What the exercise asks: Copy out exactly the lines from the one holding "Reproduce this chart with Bokeh." through the one holding "from bokeh.core.properties import value", ends included; omit images.

——

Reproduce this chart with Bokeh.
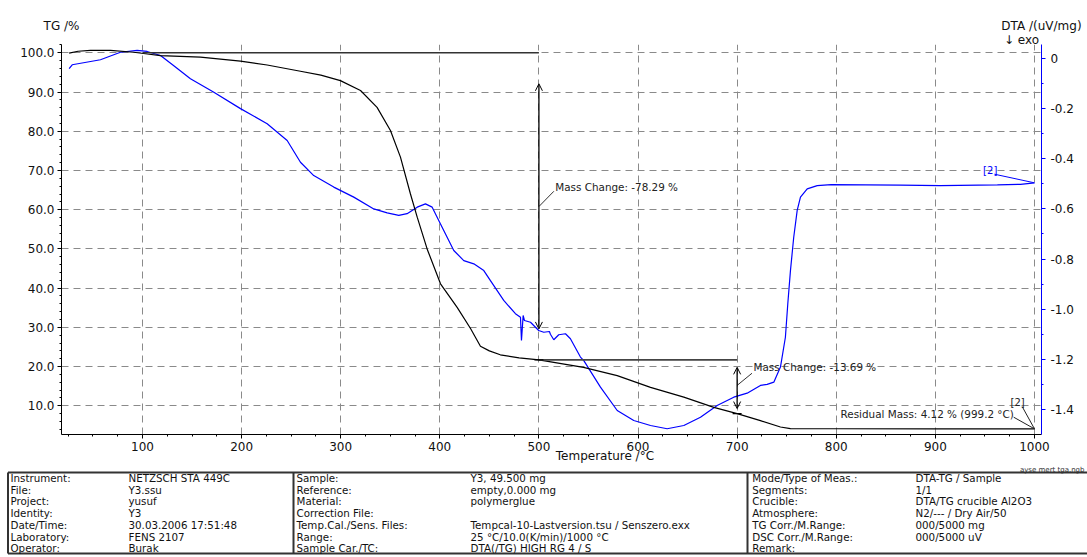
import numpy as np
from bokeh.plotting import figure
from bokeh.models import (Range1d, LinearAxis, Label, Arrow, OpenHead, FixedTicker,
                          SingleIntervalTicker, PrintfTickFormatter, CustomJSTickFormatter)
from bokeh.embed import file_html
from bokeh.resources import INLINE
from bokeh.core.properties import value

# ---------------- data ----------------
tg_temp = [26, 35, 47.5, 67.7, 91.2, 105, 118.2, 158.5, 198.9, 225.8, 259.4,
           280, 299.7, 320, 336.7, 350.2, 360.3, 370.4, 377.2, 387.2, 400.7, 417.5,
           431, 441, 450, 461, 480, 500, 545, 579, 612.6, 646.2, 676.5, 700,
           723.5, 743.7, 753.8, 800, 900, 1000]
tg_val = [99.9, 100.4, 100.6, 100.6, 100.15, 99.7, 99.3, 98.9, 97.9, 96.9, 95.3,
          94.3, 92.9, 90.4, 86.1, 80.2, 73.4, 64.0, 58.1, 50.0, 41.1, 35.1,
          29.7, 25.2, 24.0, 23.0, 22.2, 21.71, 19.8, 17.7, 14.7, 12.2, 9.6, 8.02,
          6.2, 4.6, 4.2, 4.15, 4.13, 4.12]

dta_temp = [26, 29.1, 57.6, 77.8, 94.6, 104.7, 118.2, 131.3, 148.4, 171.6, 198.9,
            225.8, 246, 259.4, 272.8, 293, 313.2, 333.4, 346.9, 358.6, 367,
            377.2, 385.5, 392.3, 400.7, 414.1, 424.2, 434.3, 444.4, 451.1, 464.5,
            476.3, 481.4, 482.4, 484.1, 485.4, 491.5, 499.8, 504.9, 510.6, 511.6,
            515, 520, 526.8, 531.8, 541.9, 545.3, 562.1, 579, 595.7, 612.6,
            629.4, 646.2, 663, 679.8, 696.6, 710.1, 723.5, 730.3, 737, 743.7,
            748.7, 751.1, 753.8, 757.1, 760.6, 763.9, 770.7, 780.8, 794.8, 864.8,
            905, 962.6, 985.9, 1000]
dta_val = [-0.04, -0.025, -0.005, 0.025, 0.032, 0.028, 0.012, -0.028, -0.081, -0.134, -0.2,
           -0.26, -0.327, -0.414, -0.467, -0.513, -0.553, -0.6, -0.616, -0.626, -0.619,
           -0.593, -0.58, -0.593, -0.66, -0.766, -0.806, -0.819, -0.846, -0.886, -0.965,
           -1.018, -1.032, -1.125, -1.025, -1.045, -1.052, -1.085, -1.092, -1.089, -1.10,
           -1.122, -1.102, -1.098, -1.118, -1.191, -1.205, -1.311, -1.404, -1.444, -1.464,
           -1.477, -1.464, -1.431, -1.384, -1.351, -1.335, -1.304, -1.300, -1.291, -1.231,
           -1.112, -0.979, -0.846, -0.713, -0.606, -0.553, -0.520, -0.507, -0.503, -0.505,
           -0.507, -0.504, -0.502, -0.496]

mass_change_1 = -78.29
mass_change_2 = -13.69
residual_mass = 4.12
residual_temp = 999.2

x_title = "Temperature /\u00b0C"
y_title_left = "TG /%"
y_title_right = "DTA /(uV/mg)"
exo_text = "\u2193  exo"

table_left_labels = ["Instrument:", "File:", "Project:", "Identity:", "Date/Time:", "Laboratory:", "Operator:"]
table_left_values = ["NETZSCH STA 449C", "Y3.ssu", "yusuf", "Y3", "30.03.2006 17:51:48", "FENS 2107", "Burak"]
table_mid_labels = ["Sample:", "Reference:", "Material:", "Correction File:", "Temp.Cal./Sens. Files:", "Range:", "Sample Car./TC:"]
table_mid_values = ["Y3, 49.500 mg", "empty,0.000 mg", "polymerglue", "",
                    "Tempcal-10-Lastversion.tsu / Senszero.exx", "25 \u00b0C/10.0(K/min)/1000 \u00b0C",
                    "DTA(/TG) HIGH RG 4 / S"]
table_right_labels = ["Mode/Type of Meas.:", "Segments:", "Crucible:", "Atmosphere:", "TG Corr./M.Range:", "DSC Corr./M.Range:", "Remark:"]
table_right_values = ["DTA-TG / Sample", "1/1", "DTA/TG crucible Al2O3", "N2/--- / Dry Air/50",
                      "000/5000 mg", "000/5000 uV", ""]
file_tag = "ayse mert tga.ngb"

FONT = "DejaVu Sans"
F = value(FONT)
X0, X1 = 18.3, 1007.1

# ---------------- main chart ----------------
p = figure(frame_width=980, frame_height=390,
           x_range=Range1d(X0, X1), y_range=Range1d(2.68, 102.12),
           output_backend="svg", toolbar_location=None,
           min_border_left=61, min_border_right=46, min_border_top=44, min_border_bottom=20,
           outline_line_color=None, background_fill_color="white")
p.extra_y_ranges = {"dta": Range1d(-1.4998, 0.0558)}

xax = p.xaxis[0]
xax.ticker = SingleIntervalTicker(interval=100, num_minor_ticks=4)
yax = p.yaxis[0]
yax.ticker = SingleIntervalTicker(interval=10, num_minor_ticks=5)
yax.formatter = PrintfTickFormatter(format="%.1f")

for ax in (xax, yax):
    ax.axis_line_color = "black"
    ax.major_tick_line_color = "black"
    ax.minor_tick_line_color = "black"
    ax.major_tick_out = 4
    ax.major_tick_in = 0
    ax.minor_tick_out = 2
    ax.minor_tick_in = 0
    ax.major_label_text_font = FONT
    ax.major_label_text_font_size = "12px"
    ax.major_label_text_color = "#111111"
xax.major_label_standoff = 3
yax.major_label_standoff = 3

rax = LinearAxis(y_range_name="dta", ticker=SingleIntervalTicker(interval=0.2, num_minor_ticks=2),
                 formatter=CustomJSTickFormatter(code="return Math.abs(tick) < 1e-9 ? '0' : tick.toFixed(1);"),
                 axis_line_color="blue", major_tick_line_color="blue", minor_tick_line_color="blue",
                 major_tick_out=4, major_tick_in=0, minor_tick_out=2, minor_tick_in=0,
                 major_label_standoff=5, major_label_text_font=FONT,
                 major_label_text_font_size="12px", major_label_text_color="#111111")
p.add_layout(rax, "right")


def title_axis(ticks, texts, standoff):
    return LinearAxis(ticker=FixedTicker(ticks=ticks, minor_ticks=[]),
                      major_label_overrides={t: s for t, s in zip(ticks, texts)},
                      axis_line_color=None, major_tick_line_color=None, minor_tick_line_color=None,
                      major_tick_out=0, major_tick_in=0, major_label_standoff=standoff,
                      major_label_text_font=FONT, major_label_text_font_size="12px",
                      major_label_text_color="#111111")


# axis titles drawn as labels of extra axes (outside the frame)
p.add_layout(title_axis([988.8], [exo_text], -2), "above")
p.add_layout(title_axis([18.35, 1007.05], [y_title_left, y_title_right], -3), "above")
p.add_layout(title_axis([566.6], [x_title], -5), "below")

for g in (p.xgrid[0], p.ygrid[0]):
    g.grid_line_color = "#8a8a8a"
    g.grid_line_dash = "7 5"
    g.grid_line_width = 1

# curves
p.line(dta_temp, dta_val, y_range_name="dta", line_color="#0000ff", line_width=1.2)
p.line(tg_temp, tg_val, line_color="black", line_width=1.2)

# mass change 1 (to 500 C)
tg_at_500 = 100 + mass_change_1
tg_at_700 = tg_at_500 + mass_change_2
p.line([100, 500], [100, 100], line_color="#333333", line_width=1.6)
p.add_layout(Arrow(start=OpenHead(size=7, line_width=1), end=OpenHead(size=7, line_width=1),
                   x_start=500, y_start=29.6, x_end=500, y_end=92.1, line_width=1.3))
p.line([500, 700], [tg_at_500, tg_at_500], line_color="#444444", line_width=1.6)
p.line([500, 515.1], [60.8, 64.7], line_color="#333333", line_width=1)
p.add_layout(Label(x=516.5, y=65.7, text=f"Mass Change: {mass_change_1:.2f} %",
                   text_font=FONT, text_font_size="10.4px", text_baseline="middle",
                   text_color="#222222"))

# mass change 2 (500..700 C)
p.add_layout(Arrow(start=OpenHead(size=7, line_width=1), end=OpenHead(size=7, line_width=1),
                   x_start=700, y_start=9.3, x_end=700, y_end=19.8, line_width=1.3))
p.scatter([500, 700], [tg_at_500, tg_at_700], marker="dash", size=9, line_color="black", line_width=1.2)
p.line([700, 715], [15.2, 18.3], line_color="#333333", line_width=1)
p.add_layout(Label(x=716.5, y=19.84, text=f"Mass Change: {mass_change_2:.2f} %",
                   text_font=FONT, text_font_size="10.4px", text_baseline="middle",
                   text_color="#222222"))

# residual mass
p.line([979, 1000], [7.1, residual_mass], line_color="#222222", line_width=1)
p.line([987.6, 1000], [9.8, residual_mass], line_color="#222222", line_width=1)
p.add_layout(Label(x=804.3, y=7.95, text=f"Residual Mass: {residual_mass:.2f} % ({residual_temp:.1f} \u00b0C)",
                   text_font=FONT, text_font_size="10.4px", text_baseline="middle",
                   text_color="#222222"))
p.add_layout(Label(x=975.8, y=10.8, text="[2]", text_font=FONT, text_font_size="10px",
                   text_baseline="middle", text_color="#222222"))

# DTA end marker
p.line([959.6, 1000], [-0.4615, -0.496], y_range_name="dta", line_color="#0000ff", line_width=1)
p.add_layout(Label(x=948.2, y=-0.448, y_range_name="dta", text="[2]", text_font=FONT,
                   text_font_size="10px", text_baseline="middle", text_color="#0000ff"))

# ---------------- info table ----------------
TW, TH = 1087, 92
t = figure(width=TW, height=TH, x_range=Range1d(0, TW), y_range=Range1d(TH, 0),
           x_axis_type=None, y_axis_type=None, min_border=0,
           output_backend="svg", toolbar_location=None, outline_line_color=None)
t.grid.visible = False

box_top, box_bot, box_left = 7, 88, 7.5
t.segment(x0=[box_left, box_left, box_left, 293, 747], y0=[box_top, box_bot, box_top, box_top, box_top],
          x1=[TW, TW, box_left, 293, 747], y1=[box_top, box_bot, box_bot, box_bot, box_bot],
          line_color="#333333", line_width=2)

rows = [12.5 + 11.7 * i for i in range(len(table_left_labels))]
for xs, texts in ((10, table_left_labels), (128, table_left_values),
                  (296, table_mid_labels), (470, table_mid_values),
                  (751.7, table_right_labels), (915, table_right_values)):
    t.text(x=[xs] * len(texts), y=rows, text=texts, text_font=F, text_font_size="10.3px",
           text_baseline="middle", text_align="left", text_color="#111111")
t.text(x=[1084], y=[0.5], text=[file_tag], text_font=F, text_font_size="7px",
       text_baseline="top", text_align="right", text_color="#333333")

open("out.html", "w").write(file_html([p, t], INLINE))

——

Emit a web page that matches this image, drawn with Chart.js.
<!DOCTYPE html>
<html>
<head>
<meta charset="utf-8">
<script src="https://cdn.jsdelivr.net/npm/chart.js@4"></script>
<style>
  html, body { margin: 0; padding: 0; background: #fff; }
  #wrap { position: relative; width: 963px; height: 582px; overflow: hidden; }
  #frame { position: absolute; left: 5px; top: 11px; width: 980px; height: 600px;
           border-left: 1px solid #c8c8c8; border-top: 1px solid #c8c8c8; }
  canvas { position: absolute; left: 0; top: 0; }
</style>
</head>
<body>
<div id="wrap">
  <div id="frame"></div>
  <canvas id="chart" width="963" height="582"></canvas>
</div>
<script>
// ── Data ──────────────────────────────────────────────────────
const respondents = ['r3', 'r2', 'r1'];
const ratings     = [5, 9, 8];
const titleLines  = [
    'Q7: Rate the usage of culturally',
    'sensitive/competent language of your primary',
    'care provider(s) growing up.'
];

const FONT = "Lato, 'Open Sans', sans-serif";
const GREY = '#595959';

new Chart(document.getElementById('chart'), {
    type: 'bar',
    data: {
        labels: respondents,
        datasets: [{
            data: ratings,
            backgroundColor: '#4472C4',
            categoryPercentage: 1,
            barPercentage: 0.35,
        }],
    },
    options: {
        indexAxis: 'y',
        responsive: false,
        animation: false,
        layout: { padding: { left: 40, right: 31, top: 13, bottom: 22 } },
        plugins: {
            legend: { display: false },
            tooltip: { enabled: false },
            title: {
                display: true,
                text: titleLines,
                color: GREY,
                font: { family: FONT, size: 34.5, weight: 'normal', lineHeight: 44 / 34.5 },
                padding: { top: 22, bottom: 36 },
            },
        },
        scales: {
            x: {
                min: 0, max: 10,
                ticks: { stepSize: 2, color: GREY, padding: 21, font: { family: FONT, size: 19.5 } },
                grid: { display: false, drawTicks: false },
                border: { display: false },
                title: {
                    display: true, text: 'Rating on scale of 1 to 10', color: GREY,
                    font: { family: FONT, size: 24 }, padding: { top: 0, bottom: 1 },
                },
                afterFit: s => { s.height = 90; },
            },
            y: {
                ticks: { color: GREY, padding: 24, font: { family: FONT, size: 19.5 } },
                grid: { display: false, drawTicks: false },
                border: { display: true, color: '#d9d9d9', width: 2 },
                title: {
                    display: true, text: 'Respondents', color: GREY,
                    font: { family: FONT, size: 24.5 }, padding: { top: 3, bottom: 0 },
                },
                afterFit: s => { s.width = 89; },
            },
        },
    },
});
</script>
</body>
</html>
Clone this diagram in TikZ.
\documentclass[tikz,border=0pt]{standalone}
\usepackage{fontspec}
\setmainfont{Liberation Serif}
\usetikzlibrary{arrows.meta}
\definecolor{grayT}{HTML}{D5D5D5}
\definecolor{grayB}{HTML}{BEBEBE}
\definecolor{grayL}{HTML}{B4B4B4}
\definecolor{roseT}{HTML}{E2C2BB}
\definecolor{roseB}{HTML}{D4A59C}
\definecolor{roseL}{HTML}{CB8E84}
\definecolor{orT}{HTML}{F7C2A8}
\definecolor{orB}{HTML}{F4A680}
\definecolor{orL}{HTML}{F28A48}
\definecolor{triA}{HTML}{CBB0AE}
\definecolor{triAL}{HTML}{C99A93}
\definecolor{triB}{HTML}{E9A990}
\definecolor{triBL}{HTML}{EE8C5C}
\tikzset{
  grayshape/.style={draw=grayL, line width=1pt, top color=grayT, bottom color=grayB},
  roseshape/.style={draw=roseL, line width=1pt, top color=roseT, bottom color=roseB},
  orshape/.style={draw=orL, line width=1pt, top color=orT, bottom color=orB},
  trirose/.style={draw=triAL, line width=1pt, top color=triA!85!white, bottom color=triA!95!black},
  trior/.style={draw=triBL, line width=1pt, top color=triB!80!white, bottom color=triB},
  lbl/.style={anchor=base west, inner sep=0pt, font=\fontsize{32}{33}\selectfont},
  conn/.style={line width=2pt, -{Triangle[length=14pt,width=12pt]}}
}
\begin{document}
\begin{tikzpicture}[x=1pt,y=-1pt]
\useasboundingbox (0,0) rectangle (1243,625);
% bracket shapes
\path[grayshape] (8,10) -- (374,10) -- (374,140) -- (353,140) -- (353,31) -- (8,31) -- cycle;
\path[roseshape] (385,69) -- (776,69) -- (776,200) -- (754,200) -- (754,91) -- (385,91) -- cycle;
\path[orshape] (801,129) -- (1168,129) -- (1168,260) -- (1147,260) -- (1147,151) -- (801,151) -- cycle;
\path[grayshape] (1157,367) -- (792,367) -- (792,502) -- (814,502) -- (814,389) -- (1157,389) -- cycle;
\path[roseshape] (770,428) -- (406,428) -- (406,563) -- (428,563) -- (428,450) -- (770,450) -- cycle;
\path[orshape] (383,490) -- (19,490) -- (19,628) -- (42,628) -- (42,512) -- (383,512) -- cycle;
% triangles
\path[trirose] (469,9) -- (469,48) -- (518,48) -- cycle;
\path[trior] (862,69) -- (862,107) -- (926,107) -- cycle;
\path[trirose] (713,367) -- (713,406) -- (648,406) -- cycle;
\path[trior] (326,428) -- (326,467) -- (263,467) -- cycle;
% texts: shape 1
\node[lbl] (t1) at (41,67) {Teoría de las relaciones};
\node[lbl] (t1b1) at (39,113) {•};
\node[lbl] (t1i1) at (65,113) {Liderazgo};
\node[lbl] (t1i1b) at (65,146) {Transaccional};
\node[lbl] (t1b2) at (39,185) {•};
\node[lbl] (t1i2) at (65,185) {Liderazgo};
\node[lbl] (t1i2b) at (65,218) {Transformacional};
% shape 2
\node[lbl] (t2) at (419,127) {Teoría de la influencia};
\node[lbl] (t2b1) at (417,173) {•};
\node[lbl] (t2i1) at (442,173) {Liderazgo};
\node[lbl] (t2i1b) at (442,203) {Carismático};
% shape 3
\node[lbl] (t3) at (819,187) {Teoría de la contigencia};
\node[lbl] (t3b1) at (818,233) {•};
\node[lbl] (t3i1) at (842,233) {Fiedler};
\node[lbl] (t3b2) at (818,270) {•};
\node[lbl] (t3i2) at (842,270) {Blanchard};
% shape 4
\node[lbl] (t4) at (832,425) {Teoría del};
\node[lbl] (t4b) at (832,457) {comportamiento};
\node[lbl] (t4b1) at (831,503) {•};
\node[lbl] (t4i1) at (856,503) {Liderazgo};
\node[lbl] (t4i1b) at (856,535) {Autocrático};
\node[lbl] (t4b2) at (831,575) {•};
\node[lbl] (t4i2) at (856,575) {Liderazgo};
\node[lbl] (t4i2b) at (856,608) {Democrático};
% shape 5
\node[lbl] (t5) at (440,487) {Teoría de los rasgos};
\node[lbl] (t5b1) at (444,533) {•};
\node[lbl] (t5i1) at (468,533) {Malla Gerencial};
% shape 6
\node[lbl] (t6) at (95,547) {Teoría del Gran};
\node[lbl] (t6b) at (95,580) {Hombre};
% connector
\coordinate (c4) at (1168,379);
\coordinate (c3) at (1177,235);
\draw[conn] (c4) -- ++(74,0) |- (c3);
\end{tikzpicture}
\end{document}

——

Exercise result:
Reproduce this chart with Bokeh.
import numpy as np
from bokeh.plotting import figure
from bokeh.models import (Range1d, LinearAxis, Label, Arrow, OpenHead, FixedTicker,
                          SingleIntervalTicker, PrintfTickFormatter, CustomJSTickFormatter)
from bokeh.embed import file_html
from bokeh.resources import INLINE
from bokeh.core.properties import value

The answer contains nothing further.